Posts

Showing posts with the label DAILY MAIL

A new sister for Peppa Pig

… born in – oink, oink – the same hospital wing as – oink, oink – the Duchess of Cambridge’s children. (Reported in the Daily Mail.)

I’m fond of this gentle show.

So were my sons, for two or three weeks. They’ve moved on to “better” things.

♦ ♦ ♦ ♦ ♦

Karin & I have been married for nine years. Today is our anniversary.

♦ ♦ ♦ ♦ ♦

I watched the Europa League final: Potato Tots 1, Manchester United 0. Just abysmal. It wasn’t dull. It was kinda thrilling. But the quality of play was very bad indeed.

The Europa League isn’t a bad competition. Watching this game, I recalled a few teams from last year’s tournament that surely were better than both of today’s finalists:
  • AEK
  • Atalanta
  • Brighton
  • Leverkusen
  • Liverpool
  • Marseille
  • Qarabag
  • Roma
  • Sparta Prague
  • West Ham
♦ ♦ ♦ ♦ ♦

Habeas corpus: “a constitutional right that the president has, to be able to remove people from this country and suspend their rights” – according to Kristi Noem (U.S. Secretary of Homeland Security; former governor, South Dakota).

Good grief.

Mitfords, pt. 8; body-text fonts, pt. 26: Dante; effects of nuclear attack

N. Mitford’s seventh novel, The Blessing (1951), is about an Englishwoman who moves to France with her promiscuous French husband and their son (and their son’s English, xenophobic nanny, who once was the Englishwoman’s nanny).

France-Britain comparison had been creeping into Mitford’s previous novels and here is “on at full blast.” Mitford lived her last years in France.

The dedication is to Evelyn Waugh.

My reading copy is The Penguin Complete Novels of Nancy Mitford: nearly 1,000 large pages set in teeny-tiny Dante (a font with pleasing apostrophes). What follows is a rather atypical passage for Mitford, since the main speaker is from the USA. The setting is a dinner party. The New Worlders want to talk global politics; the Old Worlders want to forget warring and get back to bedroom politics.


– let me finish –
what they ought to do in the case of atomic explosion, such explosion is robbed of half, or one-third, its terrors.’

‘Thank you, Charlie,’ said Mr Dexter. ‘I for one feel a lot easier in my mind. There is nothing so dangerous as a policy of lassair-aller, and I am very glad that the great American public, if I may say so, M. de Valhubert, without offending your feelings, is not hiding its head in the sand, but is looking the Bomb squarely in the eye.’
(“Heck” – para. 3 – is not an expletive but a British-conceived U.S. diminutive of “Hector.”)

This is hardly my favorite N. Mitford passage. But it goes nicely with this remarkable essay in the Daily Mail, also read by me today, which gives “macabre minute-by-minute detail” about what would happen during a nuclear attack. (Hat tip: Leiter.)

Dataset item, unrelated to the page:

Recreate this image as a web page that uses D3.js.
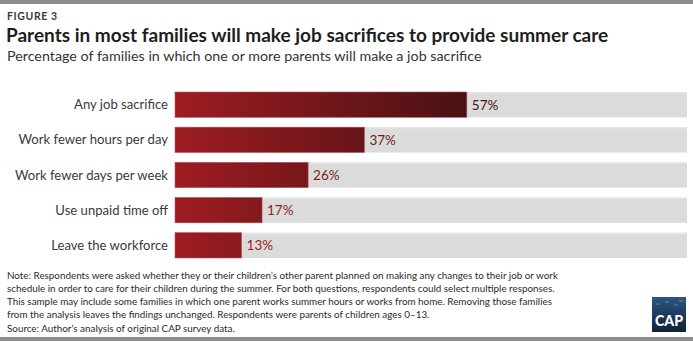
<!DOCTYPE html>
<html lang="en">
<head>
    <meta charset="UTF-8">
    <title>Figure 3</title>
    <script src="https://d3js.org/d3.v7.min.js"></script>
    <style>
        body { margin: 0; background: #ffffff; }
        svg { display: block; font-family: Lato, "Open Sans", sans-serif; }
    </style>
</head>
<body>
    <svg id="chart" width="693" height="341"></svg>
    <script>
        const categories = ['Any job sacrifice', 'Work fewer hours per day', 'Work fewer days per week', 'Use unpaid time off', 'Leave the workforce'];
        const values = [57, 37, 26, 17, 13];
        const valueLabels = ['57%', '37%', '26%', '17%', '13%'];
        const noteLines = [
            "Note: Respondents were asked whether they or their children\u2019s other parent planned on making any changes to their job or work",
            "schedule in order to care for their children during the summer. For both questions, respondents could select multiple responses.",
            "This sample may include some families in which one parent works summer hours or works from home. Removing those families",
            "from the analysis leaves the findings unchanged. Respondents were parents of children ages 0\u201313."
        ];
        const sourceText = "Source: Author\u2019s analysis of original CAP survey data.";

        const svg = d3.select('#chart');
        const W = 693, H = 341;

        // frame bars
        svg.append('rect').attr('x', 0).attr('y', 0).attr('width', W).attr('height', 4).attr('fill', '#8d8d8d');
        svg.append('rect').attr('x', 0).attr('y', 337).attr('width', W).attr('height', 4).attr('fill', '#8d8d8d');

        // header
        svg.append('text').attr('x', 7).attr('y', 20)
            .attr('font-size', 10.5).attr('font-weight', 700).attr('letter-spacing', 0.6)
            .attr('fill', '#3a3a3a').text('FIGURE 3');
        svg.append('text').attr('x', 6).attr('y', 42)
            .attr('font-size', 19).attr('font-weight', 700).attr('fill', '#1e1e1e')
            .text('Parents in most families will make job sacrifices to provide summer care');
        svg.append('text').attr('x', 7).attr('y', 61)
            .attr('font-size', 14.3).attr('fill', '#333333')
            .text('Percentage of families in which one or more parents will make a job sacrifice');

        // scales
        const x = d3.scaleLinear().domain([0, 100]).range([175, 687]);
        const y = d3.scaleBand().domain(categories).range([92, 258]).paddingInner(0.28).paddingOuter(0);

        const left = '#9e1c22', right = '#4a1113';
        const grad = svg.append('defs').append('linearGradient')
            .attr('id', 'barGrad').attr('gradientUnits', 'userSpaceOnUse')
            .attr('x1', x(0)).attr('x2', x(d3.max(values))).attr('y1', 0).attr('y2', 0);
        grad.append('stop').attr('offset', 0).attr('stop-color', left);
        grad.append('stop').attr('offset', 1).attr('stop-color', right);
        const labelColor = d3.scaleLinear().domain([0, d3.max(values)]).range(['#b0262c', '#4a1515']);

        const rows = svg.append('g').selectAll('g').data(categories).join('g')
            .attr('transform', d => `translate(0,${y(d)})`);

        rows.append('rect').attr('x', x(0)).attr('y', 0)
            .attr('width', x(100) - x(0)).attr('height', y.bandwidth())
            .attr('fill', '#dbdbdb');
        rows.append('rect').attr('x', x(0)).attr('y', 0.3)
            .attr('width', x(100) - x(0)).attr('height', 1)
            .attr('fill', '#e8e8e8');

        rows.append('rect').attr('x', x(0)).attr('y', 0)
            .attr('width', (d, i) => x(values[i]) - x(0)).attr('height', y.bandwidth())
            .attr('fill', 'url(#barGrad)')
            .attr('stroke', '#b0585c').attr('stroke-width', 0.6);

        rows.append('text').attr('x', 168).attr('y', y.bandwidth() / 2)
            .attr('dy', '0.35em').attr('text-anchor', 'end')
            .attr('font-size', 13.1).attr('fill', '#3a3a3a')
            .text(d => d);

        rows.append('text').attr('x', (d, i) => x(values[i]) + 5).attr('y', y.bandwidth() / 2)
            .attr('dy', '0.38em')
            .attr('font-size', 13.5).attr('fill', (d, i) => labelColor(values[i]))
            .text((d, i) => valueLabels[i]);

        // notes
        svg.append('g').selectAll('text').data(noteLines).join('text')
            .attr('x', 7).attr('y', (d, i) => 279 + i * 13)
            .attr('font-size', 9.85).attr('fill', '#2a2a2a')
            .text(d => d);
        svg.append('text').attr('x', 7).attr('y', 331.5)
            .attr('font-size', 9.85).attr('fill', '#2a2a2a').text(sourceText);

        // logo
        const logo = svg.append('g').attr('transform', 'translate(652,297)');
        const lg = svg.select('defs').append('linearGradient').attr('id', 'logoGrad')
            .attr('x1', 0).attr('x2', 0).attr('y1', 0).attr('y2', 1);
        lg.append('stop').attr('offset', 0).attr('stop-color', '#2c5680');
        lg.append('stop').attr('offset', 1).attr('stop-color', '#0e2238');
        logo.append('rect').attr('width', 34).attr('height', 35).attr('fill', 'url(#logoGrad)');
        logo.append('g').selectAll('line').data([[4, 7], [13, 5], [22, 8], [27, 4]]).join('line')
            .attr('x1', d => d[0]).attr('x2', d => d[0] + 4).attr('y1', d => d[1]).attr('y2', d => d[1])
            .attr('stroke', '#6f95ba').attr('stroke-width', 0.8);
        logo.append('text').attr('x', 17).attr('y', 29).attr('text-anchor', 'middle')
            .attr('font-size', 15).attr('font-weight', 900).attr('fill', '#ffffff')
            .attr('textLength', 28).attr('lengthAdjust', 'spacingAndGlyphs')
            .text('CAP');
    </script>
</body>
</html>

Sobering stuff, even if flanked by links to articles about celebrities, conjoined twins, sea monsters, and UFOs.

Tabloids

May 6, 2023: coronation day for Charles and his Queen Consort. Mark your calendars. Who knows when another coronation will occur?
Palace insiders told the Mail on Sunday that the Duke of Norfolk … had been tasked with making it a simpler, shorter and more diverse ceremony that reflects modern Britain. “The King has stripped back a lot of the coronation in recognition that the world has changed in the past 70 years,” a source told the paper.

One change reportedly being discussed is for a more relaxed dress code, with peers possibly dressed in lounge suits rather than ceremonial robes.
… the Guardian says.
The government and royal household will be conscious of the scale of the coronation in the light of the cost of living crisis facing the country.
Such backhanded compliments are often in the news. Guardian readers do not esteem the Royals. Even so, they lap up their lives and rituals like cream. Papers like the Mail aren’t the only ones beholden to the monarchy.

The Guardian is happy to quote the King when it wishes to take shots at the Prime Minister. No one expresses withering, casual contempt better than a thorough snob does. That is one of the most serviceable functions of the aristocracy. Just as civilians need soldiers to fight invaders and police to keep criminals at bay, the people need kings and dukes to show the most exquisite disdain for the politicians they elect, for their fellow human beings.

♦ ♦ ♦ ♦ ♦

Barcelona and Inter contested a thrilling Champions League match yesterday.

Meanwhile, I was viewing a mediocre match between Rangers and Liverpool. I turned it off with less than half an hour to play. Liverpool had just gone up 3 goals to 1, and the benched Mo Salah was about to enter the game.

Much later, I found out that he scored thrice in six minutes. The match ended 7 to 1.